Wahoo and blackfin tuna are being caught in the Gulf Stream. Those trolling should be using ballyhoo with black/purple and red/black color combos.

John Schmidt with a 96 lb. wahoo landed near the Big Rock on ballyhoo using a Penn Squall 60LD. Photo courtesy of Chasin Tails Outdoors.

Paul, of Freeman’s Bait and Tackle, reports that sea mullet are still being caught off the piers on fresh shrimp. Bluefish have shown up, but they aren’t the big chopper blues. Those looking for the bigger Hatteras fish should target areas around Cape Lookout.

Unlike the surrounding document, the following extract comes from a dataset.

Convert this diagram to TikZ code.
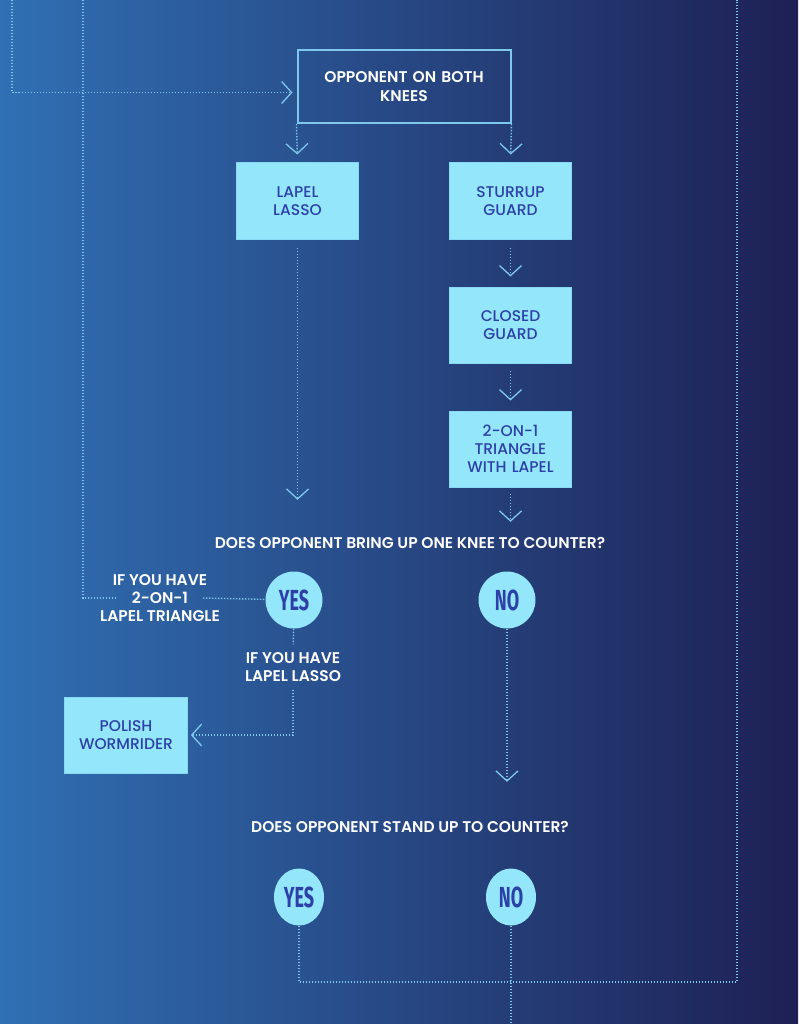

The tail end of pufferfish are still hanging around, and the pinfish have started to show up already.

The backwaters are holding smaller red drum, speckled trout, and gray trout.

Anglers in the Gulf have reported wahoo and blackfin tuna, as well as a scattering of mahi.

Capt. Joe Shute with a flounder caught off Morehead City in 75’ of water. He was fishing with Capt. Chris Kimrey of Mount Maker Charters.

Justin, of Breakday Charters, reports that the fishing is heating up. Speckled trout and flounder have been landed, both on Trout Tricks.

The false albacore have returned to the area, and they are taking casting jigs.

There are wahoo and blackfin being caught offshore. The blackfin are eating rigged ballyhoo.

 

Chris, of Mount Maker Charters, reports that there are blues, both smaller and larger chopper fish, along with slot reds, around the Cape Lookout shoals. Use jigs and bucktails to connect with these fish.

Sea bass and flounder are off the beach in 60-70’ of water. Bucktails and typical bottom fishing bait rigs should work on both species.

 

Thomas, of Dancin’ Outlaw, reports that the wahoo and blackfin fishing has been good in the Stream. Ballyhoo on blue/white sea witches should tempt bites from both species.

Bottom fishing offshore is producing beeliners and triggerfish.

 

Wayne, of Oceanana Pier, reports that the sea mullet bite is strong during high tide. Most of the action on the pier is coming in the form of mullet, though there were a few puffers landed, too.